For the first time in 33 months, U.S. CMBS loan delinquencies declined, with a large assist from hotels, according to the latest loan delinquency index result from Fitch Ratings.  

CMBS delinquencies dropped 88 basis points (bps) to 7.78% due largely to the resolution of seven loans greater than $100 million, including  the $4.1 billion Extended Stay America loan. At the same time, hotel delinquencies declined to 14.14% from 21.31%, the largest drop ever recorded of any CMBS asset type by Fitch.
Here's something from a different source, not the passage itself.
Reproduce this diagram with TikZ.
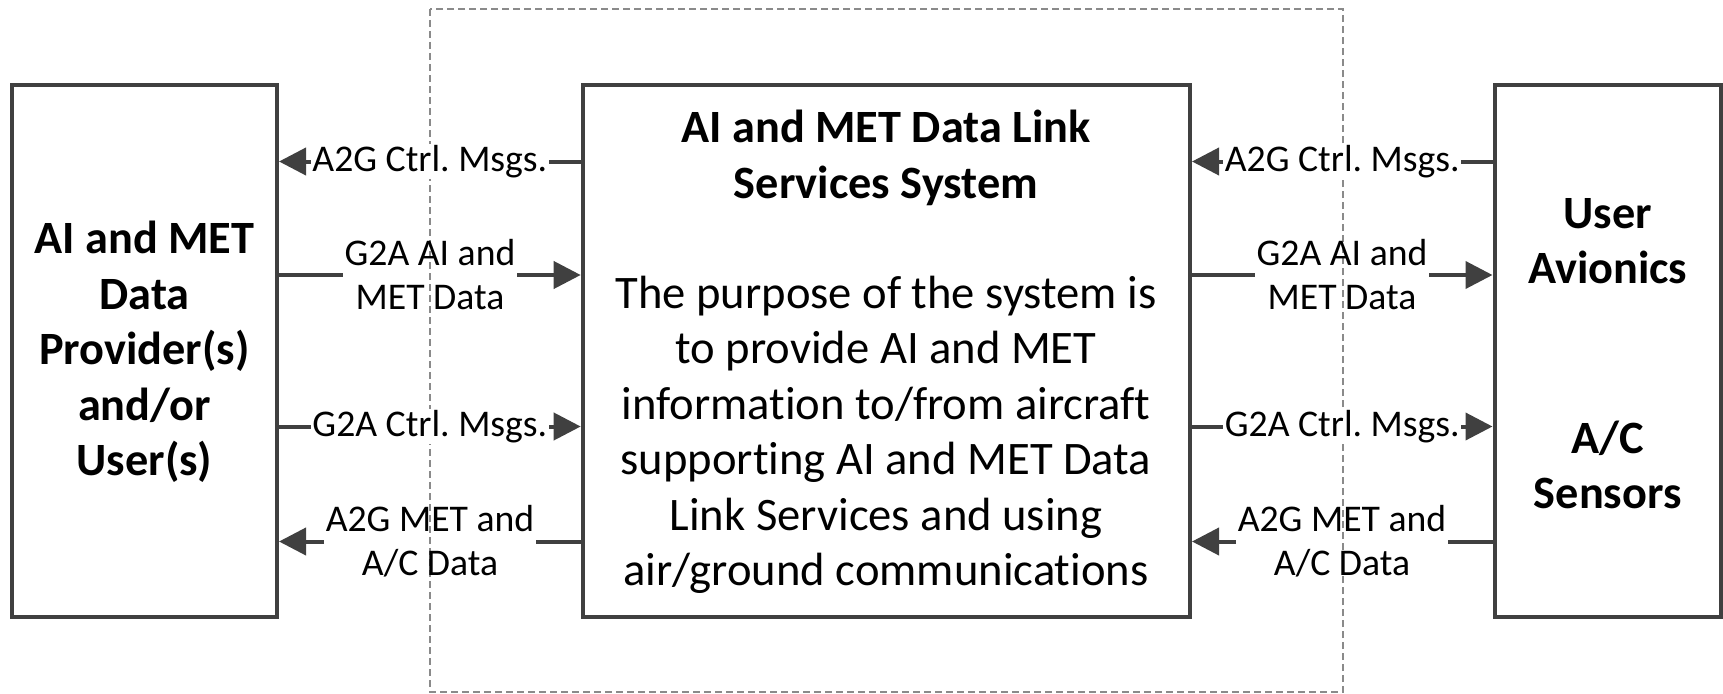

"Whereas hotel-backed loans saw the most rapid performance deterioration, now the opposite is true," said managing director Mary MacNeill. "Hotel loans are now the most well-positioned to recover quickly when business and consumer spending resume and the economic recovery gains traction."

Delinquency rates for  multifamily properties were at 14.57%; for retail properties, 6.25%; for industrial properties, 5.83%; and office property delinquency rates were at  5.38%.

 But Data reported by Trepp showed that The volume of seriously impaired CMBS loans in New York City grew by 3.8 percent last month after a portfolio of 1,083 Upper West Side apartments co-owned by Pinnacle Group and private equity partner the Praedium Group slipped further into delinquency. According to a report in a the Real Deal .

The Pinnacle-Praedium delinquency is fourth-largest of 49 such loans in the city and alone is  responsible for the increase, which put the city's total volume of loans more than 60 days delinquent at $4.9 billion (see the full list of seriously delinquent New York City CMBS loans below).

The overall five-borough delinquency rate, which includes all defaulted CMBS loans, was 7.15 percent at the end of October, according to the Trepp data. That's still below the national CMBS delinquency rate of 8.58 percent.